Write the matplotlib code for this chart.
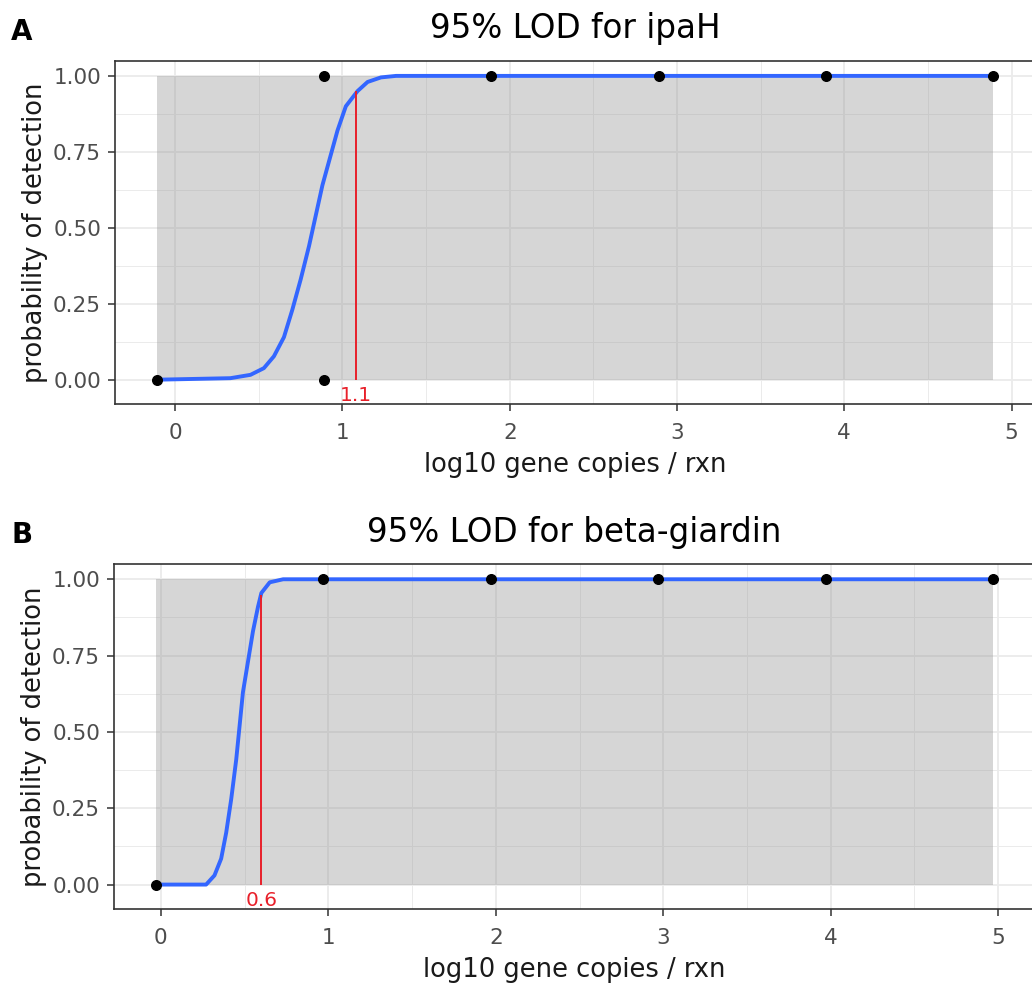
#!/usr/bin/env python3
"""Two-panel 95% LOD logistic fits (ipaH, beta-giardin)."""
import matplotlib
matplotlib.use("Agg")
import matplotlib.pyplot as plt
from matplotlib.ticker import MultipleLocator

# the reference text is wide for its height, DejaVu matches that better
plt.rcParams["font.family"] = ["DejaVu Sans"]

# panel A: ipaH
A_TITLE = "95% LOD for ipaH"
A_POINT_X = [-0.11, 0.89, 0.89, 1.89, 2.89, 3.89, 4.89]
A_POINT_Y = [0.0, 1.0, 0.0, 1.0, 1.0, 1.0, 1.0]
A_CURVE_X = [-0.11, 0.33, 0.45, 0.53, 0.59, 0.65, 0.70, 0.75, 0.80, 0.84,
             0.88, 0.92, 0.97, 1.02, 1.09, 1.15, 1.23, 1.32, 4.89]
A_CURVE_Y = [0.0, 0.005, 0.016, 0.038, 0.077, 0.14, 0.23, 0.33, 0.44, 0.54,
             0.64, 0.72, 0.82, 0.90, 0.95, 0.98, 0.995, 1.0, 1.0]
A_LOD = 1.08
A_LOD_P = 0.95
A_LOD_LABEL = "1.1"

# panel B: beta-giardin
B_TITLE = "95% LOD for beta-giardin"
B_POINT_X = [-0.03, 0.97, 1.97, 2.97, 3.97, 4.97]
B_POINT_Y = [0.0, 1.0, 1.0, 1.0, 1.0, 1.0]
B_CURVE_X = [-0.03, 0.27, 0.32, 0.36, 0.39, 0.42, 0.45, 0.47, 0.49, 0.52,
             0.55, 0.58, 0.60, 0.65, 0.73, 4.97]
B_CURVE_Y = [0.0, 0.0, 0.03, 0.085, 0.17, 0.28, 0.41, 0.52, 0.63, 0.73,
             0.83, 0.91, 0.955, 0.99, 1.0, 1.0]
B_LOD = 0.60
B_LOD_P = 0.95
B_LOD_LABEL = "0.6"

X_LABEL = "log10 gene copies / rxn"
Y_LABEL = "probability of detection"

W, H = 1032, 992


def draw_panel(fig, rect, tag, title, px, py, cx, cy, lod, lod_p, lod_label):
    ax = fig.add_axes(rect)
    ax.set_xlim(min(cx) - 0.25, max(cx) + 0.25)
    ax.set_ylim(-0.08, 1.05)
    ax.xaxis.set_major_locator(MultipleLocator(1))
    ax.xaxis.set_minor_locator(MultipleLocator(0.5))
    ax.yaxis.set_major_locator(MultipleLocator(0.25))
    ax.yaxis.set_minor_locator(MultipleLocator(0.125))
    ax.set_yticks([0, 0.25, 0.5, 0.75, 1.0])
    ax.set_yticklabels(["0.00", "0.25", "0.50", "0.75", "1.00"])
    ax.grid(True, which="major", color="#ebebeb", lw=1.3, zorder=0)
    ax.grid(True, which="minor", color="#ebebeb", lw=0.7, zorder=0)
    ax.set_axisbelow(True)
    ax.tick_params(which="minor", length=0)
    ax.tick_params(which="major", length=5, width=1.1, color="#333333",
                   labelcolor="#4d4d4d", labelsize=15.5)
    ax.tick_params(axis="x", pad=9)
    ax.tick_params(axis="y", pad=5)
    for spine in ax.spines.values():
        spine.set_color("#333333")
        spine.set_linewidth(1.2)

    ax.fill_between(cx, 0, 1, color="#999999", alpha=0.4, lw=0, zorder=1)
    ax.plot(cx, cy, color="#3366ff", lw=2.8, zorder=3)
    ax.vlines(lod, 0, lod_p, color="#e8202a", lw=1.4, zorder=4)
    ax.text(lod, -0.022, lod_label, color="#e8202a", fontsize=14.5,
            ha="center", va="top", zorder=4)
    ax.scatter(px, py, s=48, color="black", zorder=5, clip_on=False)

    ax.set_title(title, fontsize=23.5, pad=16)
    ax.set_xlabel(X_LABEL, fontsize=18.5, color="#1a1a1a")
    ax.set_ylabel(Y_LABEL, fontsize=18.5, color="#1a1a1a")
    ax.xaxis.set_label_coords(0.5, -0.14)
    ax.yaxis.set_label_coords(-0.073, 0.5)

    top_px = (1 - rect[1] - rect[3]) * H
    fig.text(11 / W, 1 - (top_px - 21) / H, tag, fontsize=20,
             fontweight="bold", va="baseline", ha="left")
    return ax


def main():
    fig = plt.figure(figsize=(W / 100, H / 100), dpi=100)
    fig.patch.set_facecolor("white")
    draw_panel(fig, [115 / W, 1 - 404 / H, 920 / W, 343.3 / H], "A", A_TITLE,
               A_POINT_X, A_POINT_Y, A_CURVE_X, A_CURVE_Y,
               A_LOD, A_LOD_P, A_LOD_LABEL)
    draw_panel(fig, [114 / W, 1 - 909 / H, 921 / W, 345 / H], "B", B_TITLE,
               B_POINT_X, B_POINT_Y, B_CURVE_X, B_CURVE_Y,
               B_LOD, B_LOD_P, B_LOD_LABEL)
    fig.savefig("out.png", dpi=100, facecolor="white")


if __name__ == "__main__":
    main()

○ ○ ○

Leave out the pictures. Transcribe only the lines above, from the first through the one that contains "W, H = 1032, 992".

*Completed exercise*.
Write the matplotlib code for this chart.
#!/usr/bin/env python3
"""Two-panel 95% LOD logistic fits (ipaH, beta-giardin)."""
import matplotlib
matplotlib.use("Agg")
import matplotlib.pyplot as plt
from matplotlib.ticker import MultipleLocator

# the reference text is wide for its height, DejaVu matches that better
plt.rcParams["font.family"] = ["DejaVu Sans"]

# panel A: ipaH
A_TITLE = "95% LOD for ipaH"
A_POINT_X = [-0.11, 0.89, 0.89, 1.89, 2.89, 3.89, 4.89]
A_POINT_Y = [0.0, 1.0, 0.0, 1.0, 1.0, 1.0, 1.0]
A_CURVE_X = [-0.11, 0.33, 0.45, 0.53, 0.59, 0.65, 0.70, 0.75, 0.80, 0.84,
             0.88, 0.92, 0.97, 1.02, 1.09, 1.15, 1.23, 1.32, 4.89]
A_CURVE_Y = [0.0, 0.005, 0.016, 0.038, 0.077, 0.14, 0.23, 0.33, 0.44, 0.54,
             0.64, 0.72, 0.82, 0.90, 0.95, 0.98, 0.995, 1.0, 1.0]
A_LOD = 1.08
A_LOD_P = 0.95
A_LOD_LABEL = "1.1"

# panel B: beta-giardin
B_TITLE = "95% LOD for beta-giardin"
B_POINT_X = [-0.03, 0.97, 1.97, 2.97, 3.97, 4.97]
B_POINT_Y = [0.0, 1.0, 1.0, 1.0, 1.0, 1.0]
B_CURVE_X = [-0.03, 0.27, 0.32, 0.36, 0.39, 0.42, 0.45, 0.47, 0.49, 0.52,
             0.55, 0.58, 0.60, 0.65, 0.73, 4.97]
B_CURVE_Y = [0.0, 0.0, 0.03, 0.085, 0.17, 0.28, 0.41, 0.52, 0.63, 0.73,
             0.83, 0.91, 0.955, 0.99, 1.0, 1.0]
B_LOD = 0.60
B_LOD_P = 0.95
B_LOD_LABEL = "0.6"

X_LABEL = "log10 gene copies / rxn"
Y_LABEL = "probability of detection"

W, H = 1032, 992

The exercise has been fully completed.